The first hint that the DS might be something a bit special for the adventure genre was Another Code, a Cing-developed early point-and-click for the system that gave an early indication of how the DS can be used as an object within games as well as a system for playing them. This is a good place to start for DS adventure gamers; at the time of its release it left us wanting more, tantalised by the prospects it offered for DS-unique puzzles but unsatisfied by its length and slightly light plot. Nowadays it serves as an appetiser for the other, more complex delights that are also now available. That's not to say that Another Code is without its own merit - two or three of its DS-based puzzles are still without equal, leaving you stuck for hours before you realise the elegantly simple solutions.
Cing really excelled itself a little later with Hotel Dusk: Room 215, which took a darker, character-driven and more in-depth route than Another Code's inventive but short-lived, puzzle-driven narrative. As its unusual, effective visual style attests, it's an astonishingly ambitious game for such a little system; as bitter, battered ex-cop Kyle Hyde, you explore the seedy, dead-end Hotel Dusk in almost-3D, talking to its fleshed-out and well-written inhabitants whose visual depictions, conversely, are never more than sketched outlines. This is one of the only games I can think of in which conversations with characters feel like actual interaction; discussions run off on tangents and characters have depth and guarded secrets. The in-game notebook is a stroke of genius - it makes you feel like you actually are Kyle Hyde, playing his part and discovering things along with him, rather than driving him along a path towards the end of a story. The art style, too, is hugely effective; to Kyle Hyde, no person is much more than a sketch, and only as you get to know him and Hotel Dusk's other guests better does your imagination begin to colour the picture. And, of course, it's full of excellent puzzles.
Hotel Dusk is so successful that it makes us sad that other DS adventure games opt for a more irreverent, light-hearted tone - Hotel Dusk shows us that there is room for real character-driven, text-heavy pieces of interactive fiction on the DS, and I for one would be glad to see more of them. Perhaps its polar opposite in tone are the Touch Detective games, which have somehow escaped the notice of pretty much everyone despite their considerable charms and genuinely great humour, possibly because the series is a niche Japanese import. This is our niche, though, and Touch Detective holds a prominent place within it.
Touch Detective and its sequel, Touch Detective 2, combine rock-solid, item-based, pixel-hunting point-and-click puzzling with a sense of humour and style that is up there with the best on the DS - even the best in the wider genre, actually. Touch Detective comes across as weird-for-the-sake-of-it at first, until you realise that this is genuine, effortless wackiness that takes the piss out of itself just as often as it mocks the player; it's self-referential, irreverent and infused with a knowledge of what makes gamers giggle.
Like any good adventure game, the writing is key to the entertainment, and Touch Detective is unusually well-translated. The games star mini-detective Mackenzie and her pet mushroom, who are together on a quest to become members of the Great Detective Society by solving the mysteries about town.
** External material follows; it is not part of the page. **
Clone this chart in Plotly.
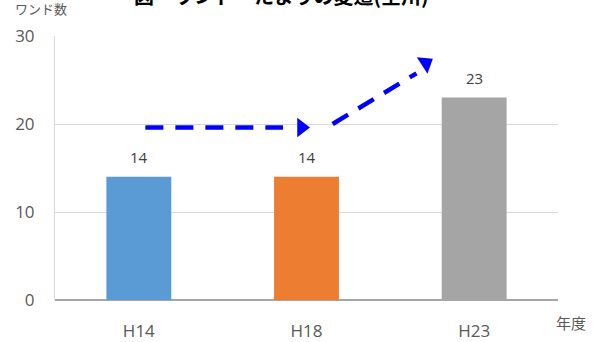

The very first one concerns a hysterical rich girl whose dreams are being stolen for use as a cake ingredient by some dastardly fiend, and it gets odder from there. The bottom screen shows the action; the top displays main character Mackenzie's incidental thoughts and accompanying facial expressions as she wanders off on amusing mental tangents and responds matter-of-factly to unendingly absurd situations - another excellent use for the DS' two screens that really ought to be put to use elsewhere.
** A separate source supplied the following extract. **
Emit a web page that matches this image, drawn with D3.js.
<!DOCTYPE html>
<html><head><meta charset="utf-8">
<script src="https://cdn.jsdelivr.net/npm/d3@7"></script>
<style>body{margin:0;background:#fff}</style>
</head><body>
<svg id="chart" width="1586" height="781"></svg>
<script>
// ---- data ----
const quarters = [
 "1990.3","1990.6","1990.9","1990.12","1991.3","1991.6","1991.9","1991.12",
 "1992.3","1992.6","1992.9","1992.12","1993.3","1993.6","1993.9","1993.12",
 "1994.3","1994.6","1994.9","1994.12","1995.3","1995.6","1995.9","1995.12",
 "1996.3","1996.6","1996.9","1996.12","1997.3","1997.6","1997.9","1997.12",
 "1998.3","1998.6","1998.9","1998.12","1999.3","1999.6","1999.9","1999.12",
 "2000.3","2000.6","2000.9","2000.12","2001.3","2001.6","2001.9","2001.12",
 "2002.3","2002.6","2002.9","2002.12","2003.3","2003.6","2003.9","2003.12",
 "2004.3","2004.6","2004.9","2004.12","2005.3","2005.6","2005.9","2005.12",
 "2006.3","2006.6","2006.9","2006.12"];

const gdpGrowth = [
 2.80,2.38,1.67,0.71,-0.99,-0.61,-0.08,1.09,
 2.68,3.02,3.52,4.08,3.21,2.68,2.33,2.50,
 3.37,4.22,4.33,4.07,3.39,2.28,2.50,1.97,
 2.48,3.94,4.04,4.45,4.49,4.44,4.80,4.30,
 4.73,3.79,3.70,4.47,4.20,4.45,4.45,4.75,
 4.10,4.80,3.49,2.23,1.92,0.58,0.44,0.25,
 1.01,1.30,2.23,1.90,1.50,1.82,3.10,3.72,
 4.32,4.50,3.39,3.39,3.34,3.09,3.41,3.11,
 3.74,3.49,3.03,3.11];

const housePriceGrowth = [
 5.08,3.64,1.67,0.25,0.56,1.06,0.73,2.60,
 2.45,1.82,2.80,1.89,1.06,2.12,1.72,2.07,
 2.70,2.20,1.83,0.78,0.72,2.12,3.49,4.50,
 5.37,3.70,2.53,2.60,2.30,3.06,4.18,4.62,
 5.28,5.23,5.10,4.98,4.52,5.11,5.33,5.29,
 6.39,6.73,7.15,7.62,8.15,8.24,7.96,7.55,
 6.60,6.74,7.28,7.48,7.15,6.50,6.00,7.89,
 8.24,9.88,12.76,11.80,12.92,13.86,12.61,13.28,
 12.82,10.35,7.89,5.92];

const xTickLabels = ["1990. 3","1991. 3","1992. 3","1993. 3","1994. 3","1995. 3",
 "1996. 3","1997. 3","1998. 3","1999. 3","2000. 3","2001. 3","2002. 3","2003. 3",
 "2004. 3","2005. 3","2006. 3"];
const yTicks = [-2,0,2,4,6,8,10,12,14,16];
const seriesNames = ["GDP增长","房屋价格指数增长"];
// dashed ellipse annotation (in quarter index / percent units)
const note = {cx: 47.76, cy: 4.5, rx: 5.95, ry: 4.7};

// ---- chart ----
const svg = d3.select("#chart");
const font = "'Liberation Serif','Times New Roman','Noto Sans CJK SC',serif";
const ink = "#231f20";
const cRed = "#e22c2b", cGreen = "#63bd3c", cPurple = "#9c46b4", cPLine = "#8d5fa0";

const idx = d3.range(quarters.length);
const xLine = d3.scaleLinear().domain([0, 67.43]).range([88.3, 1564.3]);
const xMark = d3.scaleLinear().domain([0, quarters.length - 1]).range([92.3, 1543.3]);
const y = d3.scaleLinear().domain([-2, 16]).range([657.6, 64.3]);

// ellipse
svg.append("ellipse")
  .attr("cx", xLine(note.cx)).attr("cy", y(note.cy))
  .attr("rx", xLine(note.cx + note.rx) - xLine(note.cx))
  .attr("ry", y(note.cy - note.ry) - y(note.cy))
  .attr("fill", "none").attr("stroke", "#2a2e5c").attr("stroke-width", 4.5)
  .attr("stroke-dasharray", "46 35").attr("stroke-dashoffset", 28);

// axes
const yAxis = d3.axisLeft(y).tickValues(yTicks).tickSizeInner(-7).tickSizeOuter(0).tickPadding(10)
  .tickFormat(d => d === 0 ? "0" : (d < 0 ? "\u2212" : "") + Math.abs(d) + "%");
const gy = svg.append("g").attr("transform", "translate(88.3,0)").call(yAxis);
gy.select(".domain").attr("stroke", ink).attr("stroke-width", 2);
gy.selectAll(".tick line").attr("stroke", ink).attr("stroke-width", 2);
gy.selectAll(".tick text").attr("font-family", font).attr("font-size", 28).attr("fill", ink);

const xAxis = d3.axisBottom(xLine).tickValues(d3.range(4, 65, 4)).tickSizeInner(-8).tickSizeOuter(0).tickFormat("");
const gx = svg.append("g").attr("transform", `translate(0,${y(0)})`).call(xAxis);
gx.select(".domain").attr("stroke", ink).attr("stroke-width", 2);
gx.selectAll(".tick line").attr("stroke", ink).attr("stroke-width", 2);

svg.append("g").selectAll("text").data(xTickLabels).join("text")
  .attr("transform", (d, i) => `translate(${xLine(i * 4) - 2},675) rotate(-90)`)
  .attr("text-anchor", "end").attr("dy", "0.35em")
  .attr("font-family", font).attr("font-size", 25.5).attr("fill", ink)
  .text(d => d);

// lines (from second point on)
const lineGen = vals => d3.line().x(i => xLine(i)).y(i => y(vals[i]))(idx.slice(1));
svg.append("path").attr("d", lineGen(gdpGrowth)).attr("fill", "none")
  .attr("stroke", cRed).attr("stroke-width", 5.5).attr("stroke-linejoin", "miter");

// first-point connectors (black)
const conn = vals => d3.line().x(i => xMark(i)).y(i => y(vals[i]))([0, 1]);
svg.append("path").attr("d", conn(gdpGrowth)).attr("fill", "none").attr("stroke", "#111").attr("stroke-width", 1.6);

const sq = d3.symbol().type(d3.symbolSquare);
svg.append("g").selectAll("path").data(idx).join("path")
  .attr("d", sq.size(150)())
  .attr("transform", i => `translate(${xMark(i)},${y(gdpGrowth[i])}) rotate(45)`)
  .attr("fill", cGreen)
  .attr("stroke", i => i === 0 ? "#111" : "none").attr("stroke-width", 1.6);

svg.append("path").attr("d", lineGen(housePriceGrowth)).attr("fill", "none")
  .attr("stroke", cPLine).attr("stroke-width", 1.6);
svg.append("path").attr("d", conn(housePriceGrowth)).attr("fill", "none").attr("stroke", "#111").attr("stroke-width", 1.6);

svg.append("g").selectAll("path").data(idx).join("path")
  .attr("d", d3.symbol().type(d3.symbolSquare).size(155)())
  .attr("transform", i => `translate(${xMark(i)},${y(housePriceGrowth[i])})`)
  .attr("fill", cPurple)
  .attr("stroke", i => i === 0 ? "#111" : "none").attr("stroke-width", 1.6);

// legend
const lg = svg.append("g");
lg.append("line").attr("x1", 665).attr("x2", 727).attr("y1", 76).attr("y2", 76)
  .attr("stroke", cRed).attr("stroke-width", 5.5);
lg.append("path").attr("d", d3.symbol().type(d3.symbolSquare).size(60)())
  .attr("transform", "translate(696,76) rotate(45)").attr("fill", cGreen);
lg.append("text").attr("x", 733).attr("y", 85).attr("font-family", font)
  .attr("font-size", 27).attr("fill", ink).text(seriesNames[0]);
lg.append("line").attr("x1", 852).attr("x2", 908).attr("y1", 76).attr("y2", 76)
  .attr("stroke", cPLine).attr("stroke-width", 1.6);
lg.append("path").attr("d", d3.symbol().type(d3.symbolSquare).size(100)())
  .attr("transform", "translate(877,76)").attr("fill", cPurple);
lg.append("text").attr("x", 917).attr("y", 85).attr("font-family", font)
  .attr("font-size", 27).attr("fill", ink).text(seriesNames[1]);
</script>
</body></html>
The series' weakness is the item puzzling, which is ridiculously obscure. Solutions rarely have much at all to do with logic, in keeping with the rest of the game. But this is an exploration of adventure games, not a review for the general reader, and any gamer with a soft spot for point-and-click will find Touch Detective irresistible, obscure puzzle design and all, and forgive it its design faults.
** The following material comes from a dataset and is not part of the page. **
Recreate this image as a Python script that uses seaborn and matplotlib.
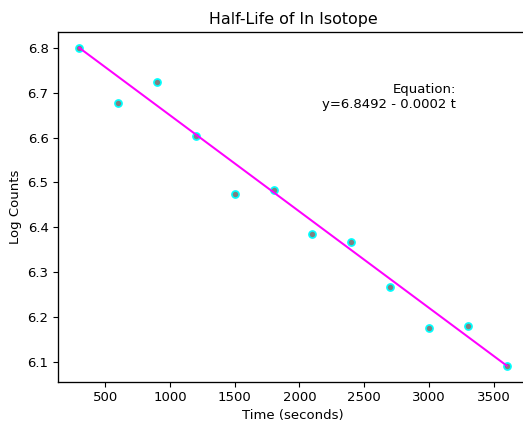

It's impossible to talk about DS adventure games without raving about Phoenix Wright, of course, which has become something of a defining series for the console. Name me another system that could possibly pull this off, cries of 'Objection!' and all: there simply isn't one, and consequently loveable, funny Phoenix Wright has become the figurehead of this new genre, the DS Adventure. If you're reading this then you'll almost certainly have played it (although it's unlikely that you'll have developed as profound a love for the series as I have for Edgeworth), but it's still worth mentioning: it gives good old text-based storytelling a new format and new life on the DS, and though it's not immediately recognisable as a descendant of the point-and-click adventure, it has all of the central tenets of the genre - storytelling, characterisation, humour and excellent writing - at its heart.
There's a recent new arrival at the DS Adventure party in the form of the lovable Professor Layton and the Curious Village, which further diversifies this burgeoning new genre. No other system could possibly have housed this charming sequence of quaintly old-fashioned puzzles so comfortably; portability is key to its design, and it relies on nothing more than the occasional ten minutes of time to spend on a puzzle and the ability to follow the mild intrigue that drives the plot. Again it distinguishes itself in visual style and the imagination evident in its puzzles; again, it's evidence that the DS does much to inspire the imaginations of adventure developers.
That's the defining element of this new genre, I think - imagination, and a willingness to apply traditional story and puzzle ideas to a new format. The DS hasn't simply provided alternative accommodation for the story- and puzzle-driven adventure, it's redefined it, and given willing developers the opportunity to tell their stories in ever-increasingly engaging and inventive ways.